◆ What this task involves ◆
Restate each line of the listing exactly, without carrying over any pictures.

====== Supplied data ======

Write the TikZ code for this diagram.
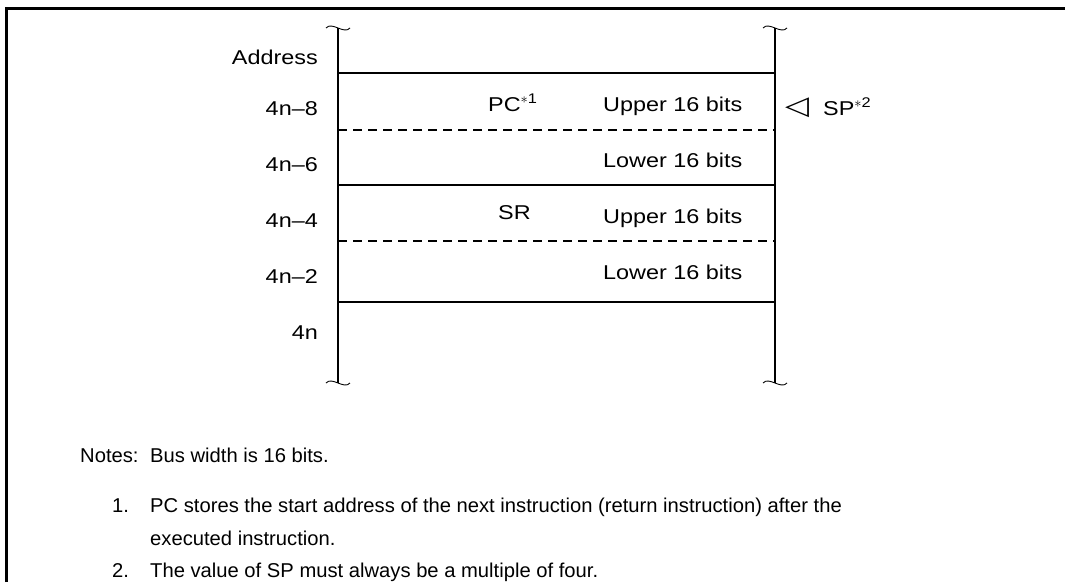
\documentclass[tikz,border=0pt]{standalone}
\usepackage{fontspec}
\setmainfont{Liberation Sans}[FakeStretch=1.17]
\newfontfamily\notefont{Liberation Sans}[FakeStretch=1.01]
\newfontfamily\symfont{DejaVu Sans}[FakeStretch=1.2]

\begin{document}
\begin{tikzpicture}[x=1pt,y=-1pt,font=\fontsize{20}{24}\selectfont,
    lbl/.style={anchor=base east,inner sep=0pt},
    cell/.style={anchor=base west,inner sep=0pt},
    note/.style={cell,font=\notefont\fontsize{20}{24}\selectfont},
    rowline/.style={line width=1.1pt},
    wave/.style={line width=0.9pt}]
    \useasboundingbox (0,0) rectangle (1065,582);
    % frame
    \draw[line width=2.6pt] (6.3,582) -- (6.3,8.7) -- (1065,8.7);
    % stack columns
    \coordinate (lt) at (338,28);
    \coordinate (lb) at (338,383);
    \coordinate (rt) at (775,28);
    \coordinate (rb) at (775,383);
    \draw[rowline] (lt) -- (lb);
    \draw[rowline] (rt) -- (rb);
    \foreach \c in {lt,lb,rt,rb}
        \draw[wave] (\c) ++(-12,0) .. controls +(6,-7) and +(-6,7) .. ++(24,0);
    % rows
    \foreach \y in {73,185,302}
        \draw[rowline] (lt |- 0,\y) -- (rt |- 0,\y);
    \foreach \y in {130,241}
        \draw[rowline,dash pattern=on 9pt off 6pt] (lt |- 0,\y) -- (rt |- 0,\y);
    % addresses
    \node[lbl] (addr) at (318,64) {Address};
    \node[lbl] (a8) at (318,115) {4n–8};
    \node[lbl] (a6) at (318,171) {4n–6};
    \node[lbl] (a4) at (318,227) {4n–4};
    \node[lbl] (a2) at (318,283) {4n–2};
    \node[lbl] (a0) at (318,339) {4n};
    % contents
    \node[cell] (pc) at (488,111) {PC\textsuperscript{$\ast$1}};
    \node[cell] (pcu) at (603,111) {Upper 16 bits};
    \node[cell] (pcl) at (603,167) {Lower 16 bits};
    \node[cell] (sr) at (498,219) {SR};
    \node[cell] (sru) at (603,223) {Upper 16 bits};
    \node[cell] (srl) at (603,279) {Lower 16 bits};
    \node[cell] (tri) at (785,114) {\symfont\fontsize{26}{30}\selectfont ◁};
    \node[cell] (sp) at (823,115) {SP\textsuperscript{$\ast$2}};
    % notes
    \node[note] (notes) at (80,462) {Notes:};
    \node[note] (bus) at (150,462) {Bus width is 16 bits.};
    \node[note] (n1) at (112,512) {1.};
    \node[note] (n1a) at (150,512) {PC stores the start address of the next instruction (return instruction) after the};
    \node[note] (n1b) at (150,545) {executed instruction.};
    \node[note] (n2) at (112,577) {2.};
    \node[note] (n2a) at (150,577) {The value of SP must always be a multiple of four.};
\end{tikzpicture}
\end{document}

======

◆ Result below ◆
Write the TikZ code for this diagram.
\documentclass[tikz,border=0pt]{standalone}
\usepackage{fontspec}
\setmainfont{Liberation Sans}[FakeStretch=1.17]
\newfontfamily\notefont{Liberation Sans}[FakeStretch=1.01]
\newfontfamily\symfont{DejaVu Sans}[FakeStretch=1.2]

\begin{document}
\begin{tikzpicture}[x=1pt,y=-1pt,font=\fontsize{20}{24}\selectfont,
    lbl/.style={anchor=base east,inner sep=0pt},
    cell/.style={anchor=base west,inner sep=0pt},
    note/.style={cell,font=\notefont\fontsize{20}{24}\selectfont},
    rowline/.style={line width=1.1pt},
    wave/.style={line width=0.9pt}]
    \useasboundingbox (0,0) rectangle (1065,582);
    % frame
    \draw[line width=2.6pt] (6.3,582) -- (6.3,8.7) -- (1065,8.7);
    % stack columns
    \coordinate (lt) at (338,28);
    \coordinate (lb) at (338,383);
    \coordinate (rt) at (775,28);
    \coordinate (rb) at (775,383);
    \draw[rowline] (lt) -- (lb);
    \draw[rowline] (rt) -- (rb);
    \foreach \c in {lt,lb,rt,rb}
        \draw[wave] (\c) ++(-12,0) .. controls +(6,-7) and +(-6,7) .. ++(24,0);
    % rows
    \foreach \y in {73,185,302}
        \draw[rowline] (lt |- 0,\y) -- (rt |- 0,\y);
    \foreach \y in {130,241}
        \draw[rowline,dash pattern=on 9pt off 6pt] (lt |- 0,\y) -- (rt |- 0,\y);
    % addresses
    \node[lbl] (addr) at (318,64) {Address};
    \node[lbl] (a8) at (318,115) {4n–8};
    \node[lbl] (a6) at (318,171) {4n–6};
    \node[lbl] (a4) at (318,227) {4n–4};
    \node[lbl] (a2) at (318,283) {4n–2};
    \node[lbl] (a0) at (318,339) {4n};
    % contents
    \node[cell] (pc) at (488,111) {PC\textsuperscript{$\ast$1}};
    \node[cell] (pcu) at (603,111) {Upper 16 bits};
    \node[cell] (pcl) at (603,167) {Lower 16 bits};
    \node[cell] (sr) at (498,219) {SR};
    \node[cell] (sru) at (603,223) {Upper 16 bits};
    \node[cell] (srl) at (603,279) {Lower 16 bits};
    \node[cell] (tri) at (785,114) {\symfont\fontsize{26}{30}\selectfont ◁};
    \node[cell] (sp) at (823,115) {SP\textsuperscript{$\ast$2}};
    % notes
    \node[note] (notes) at (80,462) {Notes:};
    \node[note] (bus) at (150,462) {Bus width is 16 bits.};
    \node[note] (n1) at (112,512) {1.};
    \node[note] (n1a) at (150,512) {PC stores the start address of the next instruction (return instruction) after the};
    \node[note] (n1b) at (150,545) {executed instruction.};
    \node[note] (n2) at (112,577) {2.};
    \node[note] (n2a) at (150,577) {The value of SP must always be a multiple of four.};
\end{tikzpicture}
\end{document}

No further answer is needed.